### Data provided ###
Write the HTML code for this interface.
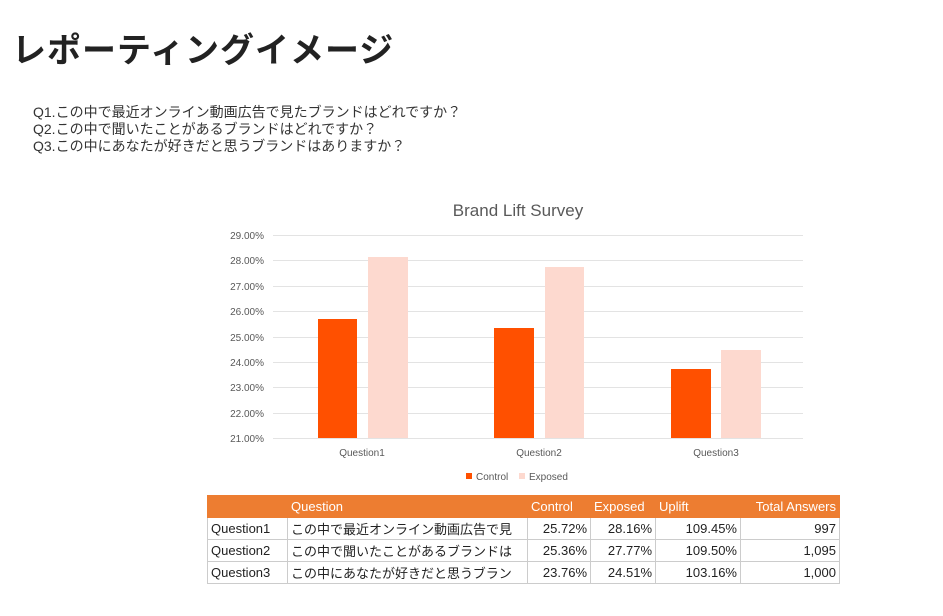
<!DOCTYPE html>
<html><head><meta charset="utf-8"><style>
body{margin:0;background:#fff;width:943px;height:616px;position:relative;overflow:hidden;font-family:"Liberation Sans","Noto Sans CJK JP",sans-serif}
h1{position:absolute;left:12px;top:23px;margin:0;font-size:34px;font-weight:bold;color:#222;letter-spacing:1px}
.q{position:absolute;left:33px;top:104px;font-size:14px;line-height:17px;color:#333}
table{position:absolute;left:207px;top:495px;border-collapse:collapse;font-size:13px;font-family:"Liberation Sans","Noto Sans CJK JP",sans-serif;color:#222}
td{border:1px solid #ccc;height:21px;padding:0 3px;white-space:nowrap;overflow:hidden}
tr.h td{background:#ed7d31;color:#fff;border-color:#ed7d31;height:21px}
.r{text-align:right}
</style></head><body>
<h1>レポーティングイメージ</h1>
<div class="q">Q1.この中で最近オンライン動画広告で見たブランドはどれですか？<br>Q2.この中で聞いたことがあるブランドはどれですか？<br>Q3.この中にあなたが好きだと思うブランドはありますか？</div>
<svg width="943" height="616" style="position:absolute;left:0;top:0" font-family="Liberation Sans, sans-serif">
<text x="518" y="216" font-size="17" fill="#595959" text-anchor="middle">Brand Lift Survey</text>
<g stroke="#e3e3e3" stroke-width="1">
<line x1="273" x2="803" y1="235.5" y2="235.5"/><line x1="273" x2="803" y1="260.5" y2="260.5"/><line x1="273" x2="803" y1="286.5" y2="286.5"/><line x1="273" x2="803" y1="311.5" y2="311.5"/><line x1="273" x2="803" y1="337.5" y2="337.5"/><line x1="273" x2="803" y1="362.5" y2="362.5"/><line x1="273" x2="803" y1="387.5" y2="387.5"/><line x1="273" x2="803" y1="413.5" y2="413.5"/><line x1="273" x2="803" y1="438.5" y2="438.5"/>
</g>
<g font-size="10" fill="#595959" text-anchor="end">
<text x="264" y="239">29.00%</text><text x="264" y="264">28.00%</text><text x="264" y="290">27.00%</text><text x="264" y="315">26.00%</text><text x="264" y="341">25.00%</text><text x="264" y="366">24.00%</text><text x="264" y="391">23.00%</text><text x="264" y="417">22.00%</text><text x="264" y="442">21.00%</text>
</g>
<g fill="#ff5000">
<rect x="318" y="319" width="39" height="119"/><rect x="494" y="328" width="40" height="110"/><rect x="671" y="369" width="40" height="69"/>
</g>
<g fill="#fdd9cf">
<rect x="368" y="257" width="40" height="181"/><rect x="545" y="267" width="39" height="171"/><rect x="721" y="350" width="40" height="88"/>
</g>
<g font-size="10" fill="#595959" text-anchor="middle">
<text x="362" y="456">Question1</text><text x="539" y="456">Question2</text><text x="716" y="456">Question3</text>
</g>
<rect x="466" y="473" width="6" height="6" fill="#ff5000"/><text x="476" y="480" font-size="10" fill="#595959">Control</text>
<rect x="519" y="473" width="6" height="6" fill="#fdd9cf"/><text x="529" y="480" font-size="10" fill="#595959">Exposed</text>
</svg>
<table>
<colgroup><col style="width:80px"><col style="width:240px"><col style="width:63px"><col style="width:65px"><col style="width:85px"><col style="width:99px"></colgroup>
<tr class="h"><td></td><td>Question</td><td>Control</td><td>Exposed</td><td>Uplift</td><td class="r">Total Answers</td></tr>
<tr><td>Question1</td><td>この中で最近オンライン動画広告で見</td><td class="r">25.72%</td><td class="r">28.16%</td><td class="r">109.45%</td><td class="r">997</td></tr>
<tr><td>Question2</td><td>この中で聞いたことがあるブランドは</td><td class="r">25.36%</td><td class="r">27.77%</td><td class="r">109.50%</td><td class="r">1,095</td></tr>
<tr><td>Question3</td><td>この中にあなたが好きだと思うブラン</td><td class="r">23.76%</td><td class="r">24.51%</td><td class="r">103.16%</td><td class="r">1,000</td></tr>
</table>
</body></html>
###
Exercise details:
Take the listing above and print it exactly, apart from the pictures.

Task answer:
Write the HTML code for this interface.
<!DOCTYPE html>
<html><head><meta charset="utf-8"><style>
body{margin:0;background:#fff;width:943px;height:616px;position:relative;overflow:hidden;font-family:"Liberation Sans","Noto Sans CJK JP",sans-serif}
h1{position:absolute;left:12px;top:23px;margin:0;font-size:34px;font-weight:bold;color:#222;letter-spacing:1px}
.q{position:absolute;left:33px;top:104px;font-size:14px;line-height:17px;color:#333}
table{position:absolute;left:207px;top:495px;border-collapse:collapse;font-size:13px;font-family:"Liberation Sans","Noto Sans CJK JP",sans-serif;color:#222}
td{border:1px solid #ccc;height:21px;padding:0 3px;white-space:nowrap;overflow:hidden}
tr.h td{background:#ed7d31;color:#fff;border-color:#ed7d31;height:21px}
.r{text-align:right}
</style></head><body>
<h1>レポーティングイメージ</h1>
<div class="q">Q1.この中で最近オンライン動画広告で見たブランドはどれですか？<br>Q2.この中で聞いたことがあるブランドはどれですか？<br>Q3.この中にあなたが好きだと思うブランドはありますか？</div>
<svg width="943" height="616" style="position:absolute;left:0;top:0" font-family="Liberation Sans, sans-serif">
<text x="518" y="216" font-size="17" fill="#595959" text-anchor="middle">Brand Lift Survey</text>
<g stroke="#e3e3e3" stroke-width="1">
<line x1="273" x2="803" y1="235.5" y2="235.5"/><line x1="273" x2="803" y1="260.5" y2="260.5"/><line x1="273" x2="803" y1="286.5" y2="286.5"/><line x1="273" x2="803" y1="311.5" y2="311.5"/><line x1="273" x2="803" y1="337.5" y2="337.5"/><line x1="273" x2="803" y1="362.5" y2="362.5"/><line x1="273" x2="803" y1="387.5" y2="387.5"/><line x1="273" x2="803" y1="413.5" y2="413.5"/><line x1="273" x2="803" y1="438.5" y2="438.5"/>
</g>
<g font-size="10" fill="#595959" text-anchor="end">
<text x="264" y="239">29.00%</text><text x="264" y="264">28.00%</text><text x="264" y="290">27.00%</text><text x="264" y="315">26.00%</text><text x="264" y="341">25.00%</text><text x="264" y="366">24.00%</text><text x="264" y="391">23.00%</text><text x="264" y="417">22.00%</text><text x="264" y="442">21.00%</text>
</g>
<g fill="#ff5000">
<rect x="318" y="319" width="39" height="119"/><rect x="494" y="328" width="40" height="110"/><rect x="671" y="369" width="40" height="69"/>
</g>
<g fill="#fdd9cf">
<rect x="368" y="257" width="40" height="181"/><rect x="545" y="267" width="39" height="171"/><rect x="721" y="350" width="40" height="88"/>
</g>
<g font-size="10" fill="#595959" text-anchor="middle">
<text x="362" y="456">Question1</text><text x="539" y="456">Question2</text><text x="716" y="456">Question3</text>
</g>
<rect x="466" y="473" width="6" height="6" fill="#ff5000"/><text x="476" y="480" font-size="10" fill="#595959">Control</text>
<rect x="519" y="473" width="6" height="6" fill="#fdd9cf"/><text x="529" y="480" font-size="10" fill="#595959">Exposed</text>
</svg>
<table>
<colgroup><col style="width:80px"><col style="width:240px"><col style="width:63px"><col style="width:65px"><col style="width:85px"><col style="width:99px"></colgroup>
<tr class="h"><td></td><td>Question</td><td>Control</td><td>Exposed</td><td>Uplift</td><td class="r">Total Answers</td></tr>
<tr><td>Question1</td><td>この中で最近オンライン動画広告で見</td><td class="r">25.72%</td><td class="r">28.16%</td><td class="r">109.45%</td><td class="r">997</td></tr>
<tr><td>Question2</td><td>この中で聞いたことがあるブランドは</td><td class="r">25.36%</td><td class="r">27.77%</td><td class="r">109.50%</td><td class="r">1,095</td></tr>
<tr><td>Question3</td><td>この中にあなたが好きだと思うブラン</td><td class="r">23.76%</td><td class="r">24.51%</td><td class="r">103.16%</td><td class="r">1,000</td></tr>
</table>
</body></html>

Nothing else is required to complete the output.